Codebook trained along time axis *
Second approach was to more focus on the temporal changes in each feature dimension. I used a transposed way of unsupervised learning on the Mel-spectrogram / MFCC / MFCC 1st-order differential / MFCC 2nd-order differential data. That is, I performed clustering algorithm to catch the distribution of data along the time axis for every frequency bin. This quantized codes can represent the temporal changes of each bin. I could have performed clustering for each frequency bin(e.g. Mel bin) for a more precise experiment, but chose to use a large number of clustering centroids(400) hoping it to distinguish all characterized distribution of every bin along the frequency axis also. This approach is very similar to what CNN architectures on time axis are doing. When 1D convolution kernels are trained to extract right features from spectrogram or MFCC, each kernel will be learned to extract temporal characteristics of each spectral bin. I’ll discuss more on this at the discussion section.
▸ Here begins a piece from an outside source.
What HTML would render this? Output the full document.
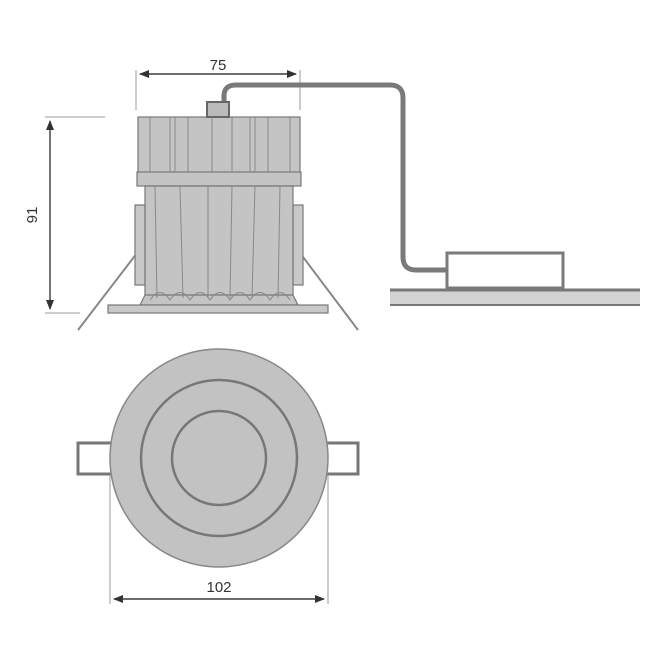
<!DOCTYPE html>
<html><head><style>body{margin:0;background:#fff}svg{display:block}</style></head>
<body>
<svg width="655" height="655" viewBox="0 0 655 655" xmlns="http://www.w3.org/2000/svg" font-family="Liberation Sans, sans-serif">
<defs>
<marker id="ar" markerWidth="10" markerHeight="8" refX="9" refY="4" orient="auto" markerUnits="userSpaceOnUse"><path d="M0,0 L10,4 L0,8 Z" fill="#333"/></marker>
</defs>
<!-- dimension 75 -->
<line x1="136" y1="70" x2="136" y2="110" stroke="#999" stroke-width="1"/>
<line x1="300" y1="70" x2="300" y2="110" stroke="#999" stroke-width="1"/>
<line x1="140" y1="74" x2="296" y2="74" stroke="#333" stroke-width="1.2" marker-end="url(#ar)"/>
<line x1="296" y1="74" x2="140" y2="74" stroke="#333" stroke-width="1.2" marker-end="url(#ar)"/>
<text x="218" y="70" font-size="15" text-anchor="middle" fill="#333">75</text>
<!-- dimension 91 -->
<line x1="45" y1="117" x2="105" y2="117" stroke="#999"/>
<line x1="45" y1="313" x2="80" y2="313" stroke="#999"/>
<line x1="50" y1="121" x2="50" y2="309" stroke="#333" stroke-width="1.2" marker-end="url(#ar)"/>
<line x1="50" y1="309" x2="50" y2="121" stroke="#333" stroke-width="1.2" marker-end="url(#ar)"/>
<text transform="translate(37,215) rotate(-90)" font-size="15" text-anchor="middle" fill="#333">91</text>
<!-- wire -->
<path d="M224,104 L224,96 Q224,85 236,85 L390,85 Q403,85 403,98 L403,257 Q403,270 416,270 L447,270" fill="none" stroke="#7a7a7a" stroke-width="5"/>
<!-- ceiling -->
<rect x="390" y="289" width="250" height="16" fill="#d2d2d2"/>
<line x1="390" y1="290" x2="640" y2="290" stroke="#777" stroke-width="3"/>
<line x1="390" y1="305" x2="640" y2="305" stroke="#777" stroke-width="2"/>
<!-- driver -->
<rect x="447" y="253" width="116" height="35" fill="#fff" stroke="#7a7a7a" stroke-width="3"/>
<!-- springs -->
<line x1="137" y1="253" x2="78" y2="330" stroke="#888" stroke-width="2"/>
<line x1="300" y1="253" x2="358" y2="330" stroke="#888" stroke-width="2"/>
<!-- side view body -->
<g stroke="#777" stroke-width="1.2">
<rect x="135" y="205" width="10" height="80" fill="#c8c8c8"/>
<rect x="293" y="205" width="10" height="80" fill="#c8c8c8"/>
<rect x="138" y="117" width="162" height="56" fill="#c4c4c4"/>
<rect x="137" y="172" width="164" height="14" fill="#c4c4c4"/>
<path d="M145,186 L293,186 L293,300 L145,300 Z" fill="#c4c4c4"/>
<path d="M145,295 L140,305 L298,305 L293,295 Z" fill="#c4c4c4"/>
<rect x="108" y="305" width="220" height="8" fill="#c8c8c8"/>
<rect x="207" y="102" width="22" height="15" fill="#bbb" stroke="#666" stroke-width="2"/>
</g>
<g stroke="#888" stroke-width="1" fill="none">
<path d="M150,117V172 M170,117V172 M175,117V172 M188,117V172 M212,117V172 M232,117V172 M250,117V172 M255,117V172 M268,117V172 M290,117V172"/>
<path d="M155,186 L157,298 M180,186 L183,298 M208,186 L208,298 M232,186 L230,298 M255,186 L252,298 M280,186 L278,298"/>
<path d="M150,300 Q160,285 170,300 Q180,285 190,300 Q200,285 210,300 Q220,285 230,300 Q240,285 250,300 Q260,285 270,300 Q280,285 290,300"/>
</g>
<!-- top view -->
<rect x="78" y="443" width="34" height="31" fill="#fff" stroke="#777" stroke-width="3"/>
<rect x="326" y="443" width="32" height="31" fill="#fff" stroke="#777" stroke-width="3"/>
<circle cx="219" cy="458" r="109" fill="#c2c2c2" stroke="#888" stroke-width="1.5"/>
<circle cx="219" cy="458" r="78" fill="none" stroke="#777" stroke-width="2.5"/>
<circle cx="219" cy="458" r="47" fill="none" stroke="#777" stroke-width="2.5"/>
<!-- dimension 102 -->
<line x1="110" y1="475" x2="110" y2="604" stroke="#999"/>
<line x1="328" y1="475" x2="328" y2="604" stroke="#999"/>
<line x1="114" y1="599" x2="324" y2="599" stroke="#333" stroke-width="1.2" marker-end="url(#ar)"/>
<line x1="324" y1="599" x2="114" y2="599" stroke="#333" stroke-width="1.2" marker-end="url(#ar)"/>
<text x="219" y="592" font-size="15" text-anchor="middle" fill="#333">102</text>
</svg>
</body></html>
For the classifier itself, I’ve tried 3 methodologies.
- Support vector machine classifier
- Multi–layer perceptron classifier
- GMM classifier
They basically performed very similarly, though GMM approach performed slightly better. I speculated that the size of dataset was not big enough to measure the performance between classifying techniques. The most effective feature was the codes representing time axis distribution of MFCC 1st-order differentials. It’s more effective than the time axis distribution of MFCC because it’s MFCC values in different Mel bins tend to change in a similar fashion together. Therefore, the fact that I did not train separate codebooks for different Mel bins does less harm to the effectiveness of the feature. The Best performing model was the combination of top 2 performing features, which are Time-coded MFCC 1st-order differential and Freq-code MFCC 1st-order differential.
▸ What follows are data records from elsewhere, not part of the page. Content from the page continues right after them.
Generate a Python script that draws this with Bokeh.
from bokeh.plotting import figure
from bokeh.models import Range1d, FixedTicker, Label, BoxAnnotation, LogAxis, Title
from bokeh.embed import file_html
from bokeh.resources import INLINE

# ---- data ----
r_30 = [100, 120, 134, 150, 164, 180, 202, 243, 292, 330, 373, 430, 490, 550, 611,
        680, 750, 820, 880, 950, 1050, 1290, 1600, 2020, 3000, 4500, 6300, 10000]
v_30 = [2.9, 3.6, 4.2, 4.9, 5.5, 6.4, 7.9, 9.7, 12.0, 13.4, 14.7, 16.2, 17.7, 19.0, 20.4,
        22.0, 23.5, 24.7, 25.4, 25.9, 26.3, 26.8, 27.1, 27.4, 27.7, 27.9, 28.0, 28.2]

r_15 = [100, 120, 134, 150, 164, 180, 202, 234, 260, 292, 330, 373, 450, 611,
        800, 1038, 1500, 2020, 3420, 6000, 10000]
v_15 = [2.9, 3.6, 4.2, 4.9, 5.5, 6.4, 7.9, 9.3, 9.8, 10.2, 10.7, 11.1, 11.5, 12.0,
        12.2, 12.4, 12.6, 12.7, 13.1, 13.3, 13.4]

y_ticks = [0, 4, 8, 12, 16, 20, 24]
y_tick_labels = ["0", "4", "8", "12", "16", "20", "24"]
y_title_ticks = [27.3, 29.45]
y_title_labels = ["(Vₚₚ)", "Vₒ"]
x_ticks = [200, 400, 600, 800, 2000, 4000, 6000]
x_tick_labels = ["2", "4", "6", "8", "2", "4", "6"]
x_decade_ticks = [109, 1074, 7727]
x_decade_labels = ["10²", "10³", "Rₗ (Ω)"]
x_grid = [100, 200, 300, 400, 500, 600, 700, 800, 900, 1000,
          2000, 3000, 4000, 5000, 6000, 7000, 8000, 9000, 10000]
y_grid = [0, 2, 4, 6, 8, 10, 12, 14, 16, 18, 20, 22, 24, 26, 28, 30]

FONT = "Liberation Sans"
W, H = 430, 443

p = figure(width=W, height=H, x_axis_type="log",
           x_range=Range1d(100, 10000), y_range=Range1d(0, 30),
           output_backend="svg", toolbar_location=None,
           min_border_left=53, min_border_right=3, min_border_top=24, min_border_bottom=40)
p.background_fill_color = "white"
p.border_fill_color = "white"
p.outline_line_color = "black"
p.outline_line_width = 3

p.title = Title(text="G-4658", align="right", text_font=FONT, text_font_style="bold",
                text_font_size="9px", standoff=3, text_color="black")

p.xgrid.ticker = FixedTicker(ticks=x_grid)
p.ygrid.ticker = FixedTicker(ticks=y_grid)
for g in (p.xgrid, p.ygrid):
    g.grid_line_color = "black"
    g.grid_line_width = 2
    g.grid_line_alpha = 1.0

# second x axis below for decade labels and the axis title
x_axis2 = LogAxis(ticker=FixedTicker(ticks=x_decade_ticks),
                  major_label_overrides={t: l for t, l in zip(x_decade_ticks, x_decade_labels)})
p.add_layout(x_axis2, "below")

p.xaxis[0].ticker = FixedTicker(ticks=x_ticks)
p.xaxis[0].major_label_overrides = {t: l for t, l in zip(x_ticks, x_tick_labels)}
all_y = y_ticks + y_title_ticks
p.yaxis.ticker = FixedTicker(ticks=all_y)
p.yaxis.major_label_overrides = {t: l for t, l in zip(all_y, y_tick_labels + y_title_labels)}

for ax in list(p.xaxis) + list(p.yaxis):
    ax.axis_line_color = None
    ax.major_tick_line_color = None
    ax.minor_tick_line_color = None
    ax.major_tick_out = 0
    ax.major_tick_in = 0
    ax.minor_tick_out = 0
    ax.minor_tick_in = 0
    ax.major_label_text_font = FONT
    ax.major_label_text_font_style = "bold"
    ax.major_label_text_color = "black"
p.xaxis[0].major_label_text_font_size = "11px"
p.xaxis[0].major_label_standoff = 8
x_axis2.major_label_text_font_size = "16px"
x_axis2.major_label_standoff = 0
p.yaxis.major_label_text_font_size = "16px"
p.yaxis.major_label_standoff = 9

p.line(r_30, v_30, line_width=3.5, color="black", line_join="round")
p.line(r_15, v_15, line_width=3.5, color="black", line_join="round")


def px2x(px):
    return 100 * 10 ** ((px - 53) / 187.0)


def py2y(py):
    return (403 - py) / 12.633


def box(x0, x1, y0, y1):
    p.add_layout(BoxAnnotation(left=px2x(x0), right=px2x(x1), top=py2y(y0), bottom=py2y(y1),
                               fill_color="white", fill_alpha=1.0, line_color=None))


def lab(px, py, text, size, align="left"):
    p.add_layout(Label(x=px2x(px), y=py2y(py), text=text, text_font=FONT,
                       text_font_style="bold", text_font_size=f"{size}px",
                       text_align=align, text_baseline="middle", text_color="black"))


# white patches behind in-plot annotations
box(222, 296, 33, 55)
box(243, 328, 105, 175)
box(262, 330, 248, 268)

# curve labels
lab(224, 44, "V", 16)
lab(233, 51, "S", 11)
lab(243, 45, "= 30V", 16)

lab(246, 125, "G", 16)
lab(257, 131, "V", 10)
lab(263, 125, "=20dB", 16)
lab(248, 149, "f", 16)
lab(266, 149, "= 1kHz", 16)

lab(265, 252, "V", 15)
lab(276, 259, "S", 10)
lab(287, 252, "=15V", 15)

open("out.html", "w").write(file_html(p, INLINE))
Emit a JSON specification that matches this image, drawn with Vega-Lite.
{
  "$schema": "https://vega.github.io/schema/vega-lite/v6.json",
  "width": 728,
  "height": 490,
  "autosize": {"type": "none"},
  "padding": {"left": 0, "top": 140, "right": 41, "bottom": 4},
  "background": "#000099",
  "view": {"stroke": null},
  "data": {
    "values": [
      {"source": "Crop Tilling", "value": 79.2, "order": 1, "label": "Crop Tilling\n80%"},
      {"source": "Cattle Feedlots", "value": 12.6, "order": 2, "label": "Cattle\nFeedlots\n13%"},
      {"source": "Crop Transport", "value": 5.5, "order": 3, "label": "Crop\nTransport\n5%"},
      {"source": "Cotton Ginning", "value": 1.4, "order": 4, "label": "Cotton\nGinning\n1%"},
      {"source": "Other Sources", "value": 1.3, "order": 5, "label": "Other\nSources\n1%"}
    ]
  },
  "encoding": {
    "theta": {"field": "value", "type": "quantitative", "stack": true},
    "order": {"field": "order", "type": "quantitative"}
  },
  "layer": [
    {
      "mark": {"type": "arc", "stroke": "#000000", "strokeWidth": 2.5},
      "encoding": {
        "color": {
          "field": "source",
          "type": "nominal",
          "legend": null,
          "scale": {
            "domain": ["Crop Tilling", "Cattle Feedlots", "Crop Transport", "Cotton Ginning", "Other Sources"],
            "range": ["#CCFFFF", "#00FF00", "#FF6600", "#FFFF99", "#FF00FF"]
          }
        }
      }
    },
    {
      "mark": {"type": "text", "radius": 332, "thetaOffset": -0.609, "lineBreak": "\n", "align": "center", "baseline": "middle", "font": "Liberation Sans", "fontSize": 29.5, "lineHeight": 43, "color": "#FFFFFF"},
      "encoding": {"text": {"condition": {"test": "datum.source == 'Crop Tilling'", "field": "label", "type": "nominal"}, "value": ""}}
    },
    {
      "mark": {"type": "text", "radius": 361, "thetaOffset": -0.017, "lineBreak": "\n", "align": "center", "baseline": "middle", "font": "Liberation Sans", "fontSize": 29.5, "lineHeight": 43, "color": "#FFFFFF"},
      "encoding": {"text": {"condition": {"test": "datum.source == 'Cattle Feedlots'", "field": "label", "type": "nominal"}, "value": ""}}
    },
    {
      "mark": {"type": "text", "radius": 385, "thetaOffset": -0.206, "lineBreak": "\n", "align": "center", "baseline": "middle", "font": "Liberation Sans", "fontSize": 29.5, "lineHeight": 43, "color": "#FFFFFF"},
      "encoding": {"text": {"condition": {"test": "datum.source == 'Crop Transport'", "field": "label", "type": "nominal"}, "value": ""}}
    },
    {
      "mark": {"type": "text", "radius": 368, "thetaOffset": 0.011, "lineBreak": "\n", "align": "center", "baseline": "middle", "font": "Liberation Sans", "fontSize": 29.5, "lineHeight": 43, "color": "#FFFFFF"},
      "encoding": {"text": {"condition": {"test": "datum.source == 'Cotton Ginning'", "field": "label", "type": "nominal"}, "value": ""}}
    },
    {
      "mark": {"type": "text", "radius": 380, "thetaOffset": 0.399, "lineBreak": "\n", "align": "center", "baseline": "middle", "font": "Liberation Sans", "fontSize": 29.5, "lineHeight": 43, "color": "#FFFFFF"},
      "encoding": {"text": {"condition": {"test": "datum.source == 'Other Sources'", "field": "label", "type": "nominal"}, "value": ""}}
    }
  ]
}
From the results, we can acknowledge that the temporal changes in MFCC values of each dimension is the core discriminative factor of instrument recordings(at least, for our small dataset problem).
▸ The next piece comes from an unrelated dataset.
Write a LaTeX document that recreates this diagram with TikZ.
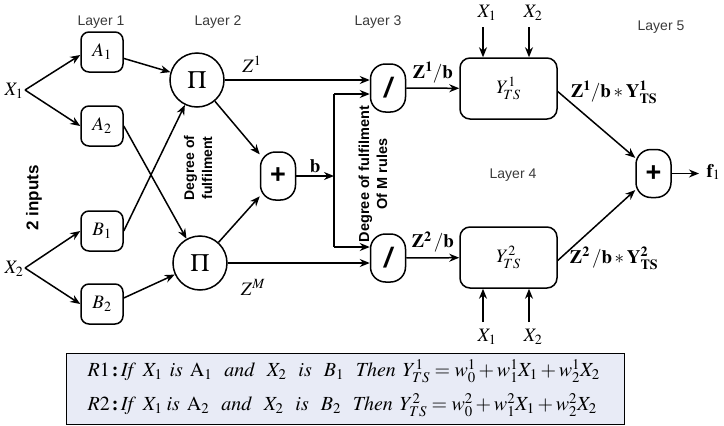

I’ve done dimension reduction procedure on the coded feature of training dataset to see which feature is more discriminative. As we can see from the Figure 3., codebook of temporal changes in either MFCC values or MFCC 1st-order differentials are more effective in discriminating between instrument classes than the frequency axis distribution.
As I’ve mentioned before, to perform more precise experiment, I need to get the clustered codebook for each MFCC Mel-bin dimension. However, with sufficiently large number of clusters(400), we can expect the codebook has covered all characteristics from each MFCC bin fairly enough.
What the clustered codebook has learned can be regarded as what 1D convolution kernels along the time axis of a CNN are doing. When 1D convolution kernels are trained to extract right features from spectrogram or MFCC, each kernel will be learned to extract temporal characteristics of each spectral bin. Here, the reference codes (the trained centroids from K-means clustering) represent the characterized temporal changes in any MFCC bins.
Training a codebook for both temporal and spectral distribution can function similarly as the training of necessary convolutional kernels in deep neural network architecture. For future work, I would like to more carefully compare both and seek for better optimized feature learning techniques for audio analysis tasks.